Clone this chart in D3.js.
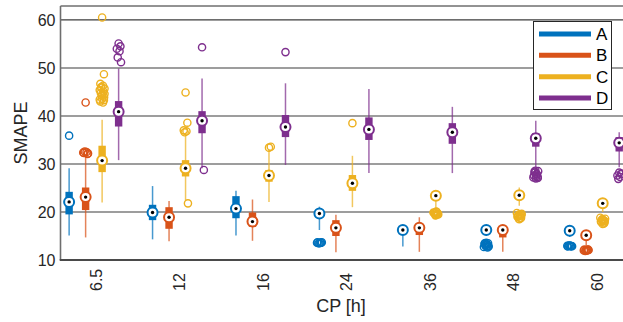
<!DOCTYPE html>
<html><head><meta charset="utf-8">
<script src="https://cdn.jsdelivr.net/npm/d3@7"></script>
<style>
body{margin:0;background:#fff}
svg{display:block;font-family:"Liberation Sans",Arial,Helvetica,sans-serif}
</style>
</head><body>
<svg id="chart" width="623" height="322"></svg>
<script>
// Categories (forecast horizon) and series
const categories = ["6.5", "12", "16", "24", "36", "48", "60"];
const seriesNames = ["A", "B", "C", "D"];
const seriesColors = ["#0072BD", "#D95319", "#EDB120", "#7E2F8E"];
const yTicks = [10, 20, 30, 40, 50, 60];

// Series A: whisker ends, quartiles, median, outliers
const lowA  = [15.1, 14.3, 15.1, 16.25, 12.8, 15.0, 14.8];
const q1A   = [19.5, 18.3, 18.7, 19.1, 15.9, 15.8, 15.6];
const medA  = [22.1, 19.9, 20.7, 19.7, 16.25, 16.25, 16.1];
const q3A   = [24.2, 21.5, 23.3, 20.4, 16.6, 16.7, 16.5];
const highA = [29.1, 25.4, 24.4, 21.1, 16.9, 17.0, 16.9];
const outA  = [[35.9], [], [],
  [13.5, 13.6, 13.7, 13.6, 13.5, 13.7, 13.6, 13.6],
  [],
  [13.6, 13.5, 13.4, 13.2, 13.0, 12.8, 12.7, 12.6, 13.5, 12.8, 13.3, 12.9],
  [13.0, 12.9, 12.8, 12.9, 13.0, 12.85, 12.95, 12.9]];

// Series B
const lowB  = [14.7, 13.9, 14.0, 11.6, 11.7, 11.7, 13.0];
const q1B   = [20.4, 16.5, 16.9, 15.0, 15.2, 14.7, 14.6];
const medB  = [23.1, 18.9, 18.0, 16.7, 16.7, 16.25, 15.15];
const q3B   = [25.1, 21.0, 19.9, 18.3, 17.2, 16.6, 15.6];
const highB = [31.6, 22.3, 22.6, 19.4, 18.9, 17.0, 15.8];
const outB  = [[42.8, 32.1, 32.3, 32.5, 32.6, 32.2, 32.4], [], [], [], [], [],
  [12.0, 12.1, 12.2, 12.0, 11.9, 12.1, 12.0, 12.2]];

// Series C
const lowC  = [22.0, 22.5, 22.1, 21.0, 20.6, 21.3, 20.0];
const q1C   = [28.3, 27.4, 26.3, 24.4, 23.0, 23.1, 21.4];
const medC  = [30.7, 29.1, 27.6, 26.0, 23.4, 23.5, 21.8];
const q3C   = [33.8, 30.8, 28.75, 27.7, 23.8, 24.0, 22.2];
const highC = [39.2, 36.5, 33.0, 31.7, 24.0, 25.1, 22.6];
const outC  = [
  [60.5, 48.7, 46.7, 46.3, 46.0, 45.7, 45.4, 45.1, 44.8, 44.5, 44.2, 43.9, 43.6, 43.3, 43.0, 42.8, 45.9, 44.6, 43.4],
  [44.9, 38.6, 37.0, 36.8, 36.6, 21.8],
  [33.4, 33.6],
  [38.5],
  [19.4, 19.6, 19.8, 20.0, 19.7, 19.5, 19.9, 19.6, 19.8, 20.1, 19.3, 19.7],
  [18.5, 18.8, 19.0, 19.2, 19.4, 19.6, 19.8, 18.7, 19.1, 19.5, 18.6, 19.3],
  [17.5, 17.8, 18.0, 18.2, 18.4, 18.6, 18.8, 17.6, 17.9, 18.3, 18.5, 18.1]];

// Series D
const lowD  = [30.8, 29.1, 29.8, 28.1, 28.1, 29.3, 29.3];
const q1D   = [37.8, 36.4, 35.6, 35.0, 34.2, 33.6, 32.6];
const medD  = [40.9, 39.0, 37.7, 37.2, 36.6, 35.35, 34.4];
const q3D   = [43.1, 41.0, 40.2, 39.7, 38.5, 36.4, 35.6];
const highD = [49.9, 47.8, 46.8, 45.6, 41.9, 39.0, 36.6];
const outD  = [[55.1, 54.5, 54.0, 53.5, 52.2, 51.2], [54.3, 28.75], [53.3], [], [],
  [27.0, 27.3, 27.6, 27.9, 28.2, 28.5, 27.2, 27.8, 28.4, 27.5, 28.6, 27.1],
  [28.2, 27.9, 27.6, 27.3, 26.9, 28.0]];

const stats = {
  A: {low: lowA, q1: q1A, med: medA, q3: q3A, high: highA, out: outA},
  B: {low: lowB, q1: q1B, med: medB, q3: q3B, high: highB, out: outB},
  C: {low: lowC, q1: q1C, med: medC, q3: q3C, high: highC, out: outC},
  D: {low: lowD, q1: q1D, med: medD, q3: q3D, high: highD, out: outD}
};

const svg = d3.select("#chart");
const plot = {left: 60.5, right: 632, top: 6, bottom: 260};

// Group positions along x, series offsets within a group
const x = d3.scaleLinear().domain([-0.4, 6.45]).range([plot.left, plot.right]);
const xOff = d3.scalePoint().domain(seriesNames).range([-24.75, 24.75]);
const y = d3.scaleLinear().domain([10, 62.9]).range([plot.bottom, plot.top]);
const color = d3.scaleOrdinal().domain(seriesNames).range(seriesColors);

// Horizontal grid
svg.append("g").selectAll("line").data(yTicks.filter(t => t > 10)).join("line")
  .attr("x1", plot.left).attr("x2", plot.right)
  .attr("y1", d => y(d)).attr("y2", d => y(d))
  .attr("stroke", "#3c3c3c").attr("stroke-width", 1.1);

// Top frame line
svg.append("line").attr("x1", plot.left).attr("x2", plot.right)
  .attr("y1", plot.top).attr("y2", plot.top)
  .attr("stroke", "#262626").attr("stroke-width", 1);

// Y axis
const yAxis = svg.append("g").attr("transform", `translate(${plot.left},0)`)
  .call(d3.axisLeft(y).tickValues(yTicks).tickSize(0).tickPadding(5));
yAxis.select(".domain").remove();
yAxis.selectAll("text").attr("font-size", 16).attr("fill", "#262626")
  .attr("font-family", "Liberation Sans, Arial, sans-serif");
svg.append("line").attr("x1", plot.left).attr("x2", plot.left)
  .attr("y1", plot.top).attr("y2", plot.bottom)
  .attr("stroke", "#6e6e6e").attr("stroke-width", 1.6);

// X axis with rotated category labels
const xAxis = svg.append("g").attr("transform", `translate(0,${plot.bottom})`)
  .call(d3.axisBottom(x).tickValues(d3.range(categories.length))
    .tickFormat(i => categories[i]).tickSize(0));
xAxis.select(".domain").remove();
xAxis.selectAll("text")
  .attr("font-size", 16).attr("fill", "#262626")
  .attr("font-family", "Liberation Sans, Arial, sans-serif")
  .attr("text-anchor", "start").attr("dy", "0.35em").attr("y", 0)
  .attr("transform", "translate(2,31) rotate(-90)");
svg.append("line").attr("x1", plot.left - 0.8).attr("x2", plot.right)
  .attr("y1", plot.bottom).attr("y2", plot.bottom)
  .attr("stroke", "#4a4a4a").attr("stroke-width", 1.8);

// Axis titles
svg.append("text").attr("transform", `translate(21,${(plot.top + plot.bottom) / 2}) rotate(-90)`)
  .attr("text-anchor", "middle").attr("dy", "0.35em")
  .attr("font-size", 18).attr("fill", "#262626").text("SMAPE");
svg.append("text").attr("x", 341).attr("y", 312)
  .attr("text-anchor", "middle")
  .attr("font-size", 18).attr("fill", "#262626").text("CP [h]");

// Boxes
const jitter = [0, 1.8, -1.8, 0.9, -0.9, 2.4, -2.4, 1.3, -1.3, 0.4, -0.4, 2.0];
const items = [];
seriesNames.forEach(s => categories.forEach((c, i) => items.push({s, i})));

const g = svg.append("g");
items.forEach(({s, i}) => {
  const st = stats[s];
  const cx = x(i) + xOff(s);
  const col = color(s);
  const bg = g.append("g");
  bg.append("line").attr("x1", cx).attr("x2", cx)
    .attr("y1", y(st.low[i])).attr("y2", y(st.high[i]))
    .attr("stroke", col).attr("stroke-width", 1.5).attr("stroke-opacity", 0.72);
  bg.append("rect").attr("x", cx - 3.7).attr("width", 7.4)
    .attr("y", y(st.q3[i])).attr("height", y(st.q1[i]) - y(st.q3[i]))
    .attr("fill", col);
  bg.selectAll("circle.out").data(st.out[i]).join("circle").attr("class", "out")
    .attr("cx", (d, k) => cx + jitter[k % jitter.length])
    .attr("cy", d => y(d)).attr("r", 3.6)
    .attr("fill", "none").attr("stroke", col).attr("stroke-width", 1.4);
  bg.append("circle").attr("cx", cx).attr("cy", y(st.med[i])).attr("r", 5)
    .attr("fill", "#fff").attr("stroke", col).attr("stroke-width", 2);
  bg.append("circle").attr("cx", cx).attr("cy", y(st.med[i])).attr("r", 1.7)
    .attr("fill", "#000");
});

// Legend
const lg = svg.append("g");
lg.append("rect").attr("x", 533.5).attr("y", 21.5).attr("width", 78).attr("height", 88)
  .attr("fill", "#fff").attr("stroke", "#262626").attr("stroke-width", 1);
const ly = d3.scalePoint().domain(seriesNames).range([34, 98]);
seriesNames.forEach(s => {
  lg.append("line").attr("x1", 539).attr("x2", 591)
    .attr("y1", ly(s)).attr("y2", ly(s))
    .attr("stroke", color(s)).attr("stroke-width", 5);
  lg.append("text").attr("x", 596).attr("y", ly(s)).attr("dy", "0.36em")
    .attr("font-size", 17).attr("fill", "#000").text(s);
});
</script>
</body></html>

# [WHAT IS BEING ASKED]
Repeat the listing above from its first line through the line that contains "const yTicks = [10, 20, 30, 40, 50, 60];", both included, and nothing more. Drop the pictures.

# [OUTPUT OF THE TASK]
Clone this chart in D3.js.
<!DOCTYPE html>
<html><head><meta charset="utf-8">
<script src="https://cdn.jsdelivr.net/npm/d3@7"></script>
<style>
body{margin:0;background:#fff}
svg{display:block;font-family:"Liberation Sans",Arial,Helvetica,sans-serif}
</style>
</head><body>
<svg id="chart" width="623" height="322"></svg>
<script>
// Categories (forecast horizon) and series
const categories = ["6.5", "12", "16", "24", "36", "48", "60"];
const seriesNames = ["A", "B", "C", "D"];
const seriesColors = ["#0072BD", "#D95319", "#EDB120", "#7E2F8E"];
const yTicks = [10, 20, 30, 40, 50, 60];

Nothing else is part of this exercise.